New Delhi: A silent march was held in the national capital today to mark the Gaucher Disease Awareness month.
The walk was organised by Lysosomal Storage Disorder Support Society (LSDSS) with the aim to sensitise people and seek financial support from the government for the treatment of the rare, debilitating genetic disorder.
About 50 children, some even having difficulty to walk, and their parents holding placards and banners participated in the walk from Tolstoy Marg to Jantar Mantar.
They also submitted a letter of appeal addressed to the Prime Minister, Union Health minister and Delhi Chief Minister for creating a corpus fund and national health programme for the management of the rare genetic disorders having 500 identified, affected and registered children in India.
"Gaucher is a curable disease. The life saving enzyme treatment is available but Enzyme Replacement Therapy is too expensive and prohibitive, and is administered lifelong. Due to high treatment cost which ranges between Rs 40 lakh to Rs 1.50 crore per year per child," Manjit Singh, President and NCR coordinator, LSDSS said.

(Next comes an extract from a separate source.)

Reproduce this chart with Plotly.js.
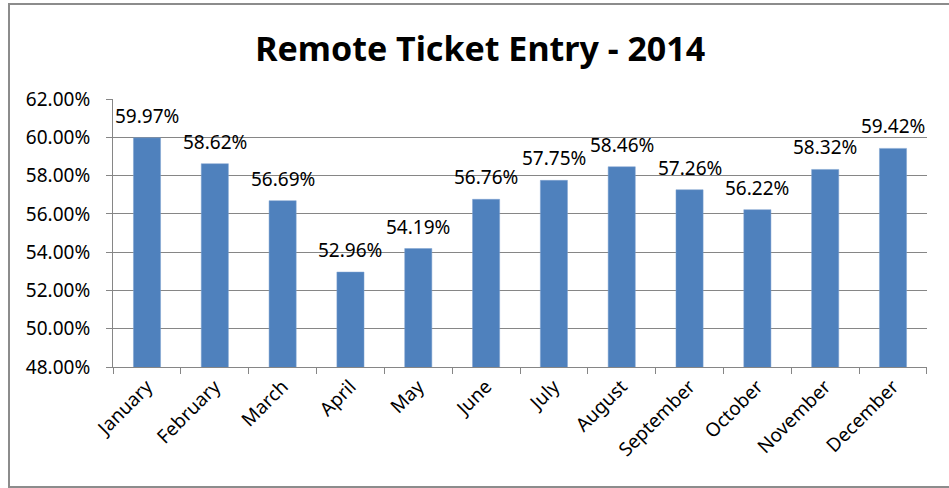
<!DOCTYPE html>
<html>
<head>
<meta charset="utf-8">
<script src="https://cdn.plot.ly/plotly-3.0.1.min.js"></script>
<style>
html,body{margin:0;padding:0;background:#fff;}
#chart{width:949px;height:488px;}
</style>
</head>
<body>
<div id="chart"></div>
<script>
const months = ["January","February","March","April","May","June","July","August","September","October","November","December"];
const entryRate = [0.5997,0.5862,0.5669,0.5296,0.5419,0.5676,0.5775,0.5846,0.5726,0.5622,0.5832,0.5942];
const yTickVals = [0.48,0.50,0.52,0.54,0.56,0.58,0.60,0.62];
const chartTitle = "Remote Ticket Entry - 2014";

const FONT = "Noto Sans, Calibri, sans-serif";
const FS = 19;

const trace = {
  type: "bar",
  x: months,
  y: entryRate,
  marker: {color: "#4F81BD", line: {color: "#7FA3D0", width: 0.5}},
  hoverinfo: "x+y"
};

const labels = months.map((m, i) => ({
  x: m, y: entryRate[i], xref: "x", yref: "y",
  text: (entryRate[i]*100).toFixed(2) + "%",
  showarrow: false,
  xanchor: "center", yanchor: "bottom",
  yshift: 7,
  font: {family: FONT, size: FS, color: "#000"}
}));

const layout = {
  width: 949,
  height: 488,
  margin: {l: 113, r: 22, t: 99, b: 121, pad: 0},
  paper_bgcolor: "#fff",
  plot_bgcolor: "#fff",
  showlegend: false,
  bargap: 0.6,
  font: {family: FONT, size: FS, color: "#000"},
  title: {
    text: "<b>" + chartTitle + "</b>",
    font: {family: FONT, size: 34, color: "#000"},
    xref: "container", x: 0.506, xanchor: "center",
    yref: "container", y: 0.9, yanchor: "middle"
  },
  xaxis: {
    type: "category",
    tickangle: -45,
    tickson: "boundaries",
    ticks: "outside",
    ticklen: 6,
    tickcolor: "#868686",
    showline: true,
    linecolor: "#868686",
    linewidth: 1,
    showgrid: false,
    tickfont: {family: FONT, size: FS, color: "#000"}
  },
  yaxis: {
    range: [0.48, 0.62],
    tickvals: yTickVals,
    tickformat: ".2%",
    ticks: "outside",
    ticklen: 6,
    tickcolor: "#868686",
    showline: true,
    linecolor: "#868686",
    linewidth: 1,
    showgrid: true,
    gridcolor: "#868686",
    gridwidth: 1,
    zeroline: false,
    ticklabelstandoff: 12,
    tickfont: {family: FONT, size: FS, color: "#000"}
  },
  annotations: labels,
  shapes: [{
    type: "rect", xref: "paper", yref: "paper",
    x0: (9 - 113) / 814, x1: (975 - 113) / 814,
    y0: (367 - 487) / 268, y1: (367 - 4) / 268,
    line: {color: "#8c8c8c", width: 2},
    fillcolor: "rgba(0,0,0,0)",
    layer: "below"
  }]
};

Plotly.newPlot("chart", [trace], layout, {displayModeBar: false, staticPlot: true});
</script>
</body>
</html>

"World over state governments are providing the medicine free to their citizens at the state's expense. We too are looking up to the government for support in terms of arranging diagnostics facilities across India and treatment of this debilitating disease," he added.
Neerja Gupta, Assistant Professor and Senior Research Officer from Genetics Unit, Dept of Pediatrics, AIIMS, said, "Gaucher disease is a rare condition passed down through families. It belongs to a category of 45 rare, genetic disorders known as Lysosomal Storage Disorders (LSD) and is the most common LSD. LSDs result from absence or malfunctioning of a specific enzyme in the human body."
17-year-old Sadaf Naaz from Jharkhand, who has been suffering from Gaucher disease since 2008, was one of the participants at the rally.
"I had to remove my spleen after it got enlarged. Now I cannot concentrate and my body pains most of the time with frequent vomiting. I am tired of my illness. God does not listen to us. We are hoping against hope. I appeal to the Government to arrange for my medicine and that of others," she said.